Little known fact: the clicking of keyboard keys sets off an internal alarm clock in children under 5.

I couldn’t type on the laptop during naptime.  Inevitably, she would wake up less than a page into whatever I was working on.  Somehow, she could easily sleep through a boisterous round of Gypsy nuptials, but a few clackety key strokes and her little eyes would pop open and she would immediately start asking what was for lunch.  I had to figure something else out if I was to get any work done.

Before the advent of Final Draft Writer for iPad (Paleolithic, I know), I had to download My Writing Spot in order to be able to at least make notes when they occurred to me.  I could type using the on-screen keyboard without setting off the baby alarm.  Mostly I jotted down dialogue or worked on novel chapters.  Then one day I had an idea about a project I had been mulling over for years.  This is how most projects germinate for me.  I have a vague notion of something I would like to see or a character I think is interesting and then I chew on it for months and, yes, in some cases years, until a story emerges.  This day, by the light of morning television and the sound of a snoring infant, the idea for Etoile finally gelled.  I saw the entire story from start to finish and had to get it down before it was gone again and my attention turned back to mushed peas and tummy time.  Since I couldn’t just start writing it in Final Draft like I wanted to, I used my iPad to write a very short synopsis so I could get it out of my head.

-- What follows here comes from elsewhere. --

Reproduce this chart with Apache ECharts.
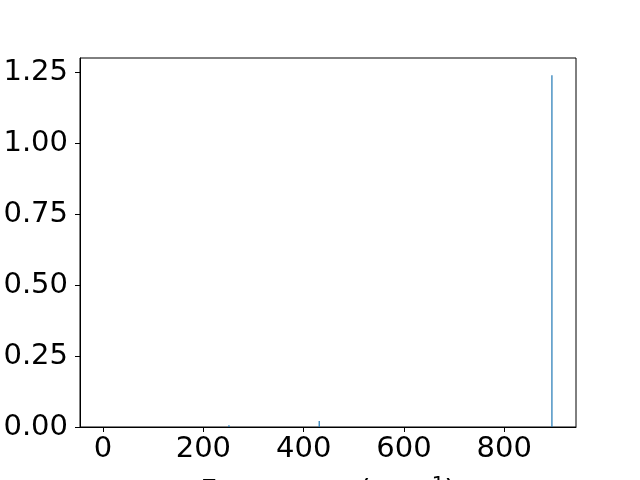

Usually for me, my characters start to have conversations with each other before the whole plot reveals itself.  I only get snippets at a time and almost always I know the beginning and end and have no idea how to fill the black hole in the middle.  I just start writing and hope it’ll work itself out.  So that’s what I did.  I started writing from my short synopsis and immediately ran into problems.  I went back and fleshed out the synopsis into a real outline, adding plot points and characters.  When I headed back into the screenwriting software the script came very quickly.  And it wasn’t half bad.  I needed to cut about 15 pages as  I tend to write long anyway, and the great problem with following the outline was that I didn’t plan the length of scenes very well.  What looked short on the outline was very long in the script.  I sat on it and revised it for several months.  Finally I chucked it up on the Black List where it made the monthly Top Lists.  I was over the moon!  However, being a period film about ballerinas in the Paris Opera, it didn’t get a lot of downloads.  No biggie.

Currently, I’m revising it to put in a major competition and know it could stand to have at least ten more pages trimmed.  How long is this monster of a script, you ask?  Originally 132.  Then 128.  Now 124.  It really should be 115.  And that is only because it’s a period piece.  Page length will be a future post because there are interesting things going on with this subject lately.

I knew there were a couple scenes I could cut but it wasn’t tightening up the way I wanted so I enlisted outside help from my sometime writing partner.  He pointed out some issues that were totally on the money and I opened it back up thinking I was going to fix everything.  But I had no idea how to start rearranging the entire plot to accommodate the fixes.  Here’s the problem with outlining: you become so married to the outline that it becomes impossible to deviate.  Changing a scene here or there, tweaking a character, adding and subtracting dialogue — that’s all fine.  But majorly changing the bones of a script?  That’s real revision.  If I figure out how to do it, I’ll let you know.